On avait été enchanté par cette nouvelle production de Richard Cœur de Lion (Paris, 1784), créée à l’Opéra Royal de Versailles, en octobre 2019 (voir O. M. n° 156 p. 58 de décembre). Le DVD la perpétue avec le plus grand bonheur, dans l’excellent filmage de Julien Condemine, et un montage à la fois fluide et sans ostentation, qui tient constamment sous le charme (on passera sur une définition de l’image un peu insuffisante pour les lointains, mais qui préserve néanmoins la grande beauté des couleurs pastel).

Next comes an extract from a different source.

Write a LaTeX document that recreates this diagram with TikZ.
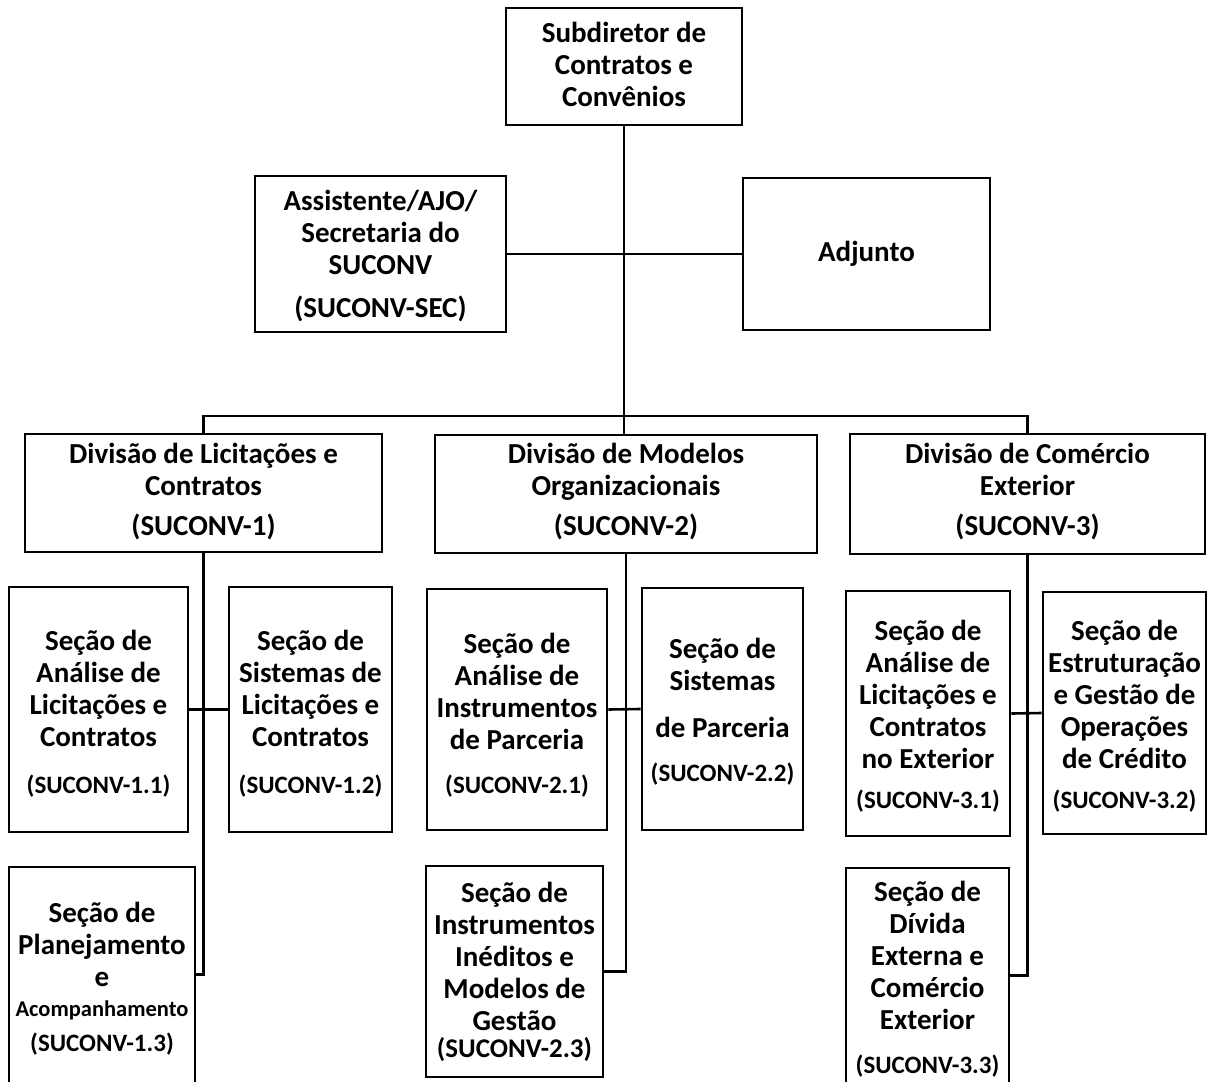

On sera vite pris par la magistrale cohésion de l’ensemble, dont le goût très sûr parvient à rendre compte au mieux de la sensibilité particulière de ce moment de perfection de l’art français, avec son imagerie faussement naïve. Décors et costumes (superbe travail d’Antoine Fontaine et de Camille Assaf), chant, parlé, danse s’enchaînent comme tout naturellement.
Après sa magnifique résurrection de -l’Andromaque de 1780 du même Grétry (Glossa), on s’enthousiasme à nouveau pour la direction idéalement idiomatique d’Hervé Niquet, avec un Concert Spirituel toujours à son meilleur, et son chœur aussi parfait vocalement que scéniquement. Et on ne le fera pas moins pour la direction d’acteurs vigoureuse de Marshall Pynkoski.
Meneur de jeu, dans le personnage central de Blondel, agile et d’une grande séduction, Rémy Mathieu étonne d’emblée par son aptitude à enchaîner un discours musical parfaitement adapté à la légèreté de la voix et à la clarté du timbre, et l’excellente interprétation du long texte parlé. Marie Perbost, assez peu crédible visuellement dans le travesti d’Antonio, dont elle rend pourtant à merveille la juvénilité, n’est pas moins enjôleuse, avec son timbre rond et charnu, que dans la noblesse d’une Comtesse Marguerite un peu mûrissante, mais d’un charme irrésistible, dans sa somptueuse robe à la Watteau.
Reinoud Van Mechelen triomphe brillamment du très difficile « Si l’univers entier m’oublie » du rôle-titre. Jean-Gabriel Saint-Martin campe un Florestan à la fois amoureux ardent et gardien de la prison de Richard d’une belle autorité, tandis que Geoffroy Buffière joue au mieux la touche d’exotisme de Williams, le Gallois.
À côté de solides comprimari, tout au plus pourra-t-on relever les aigus parfois un peu pointus de Melody Louledjian, Laurette par ailleurs ravissante, et, pour la jolie chorégraphie de Jeannette Lajeunesse Zingg, un petit manque d’homogénéité dans la troupe du Ballet de l’Opéra Royal.
Le DVD s’impose. Le CD joint (où Enguerrand de Hys remplace, assez curieusement, mais parfaitement, Rémy Mathieu en Blondel) aidera à revenir sans se lasser à « Ô Richard ! Ô mon Roi ! » et à « Je crains de lui parler la nuit », dont Tchaïkovski a su capter le moment unique d’émotion pour sa Dame de pique, lors même que Grétry était largement négligé.
Une date majeure dans la redécouverte du compositeur. On peut désormais oublier les CD dirigés par Edgard Doneux (EMI/Warner Classics, 1978) et Fabio Neri (Nuova Era, 1994).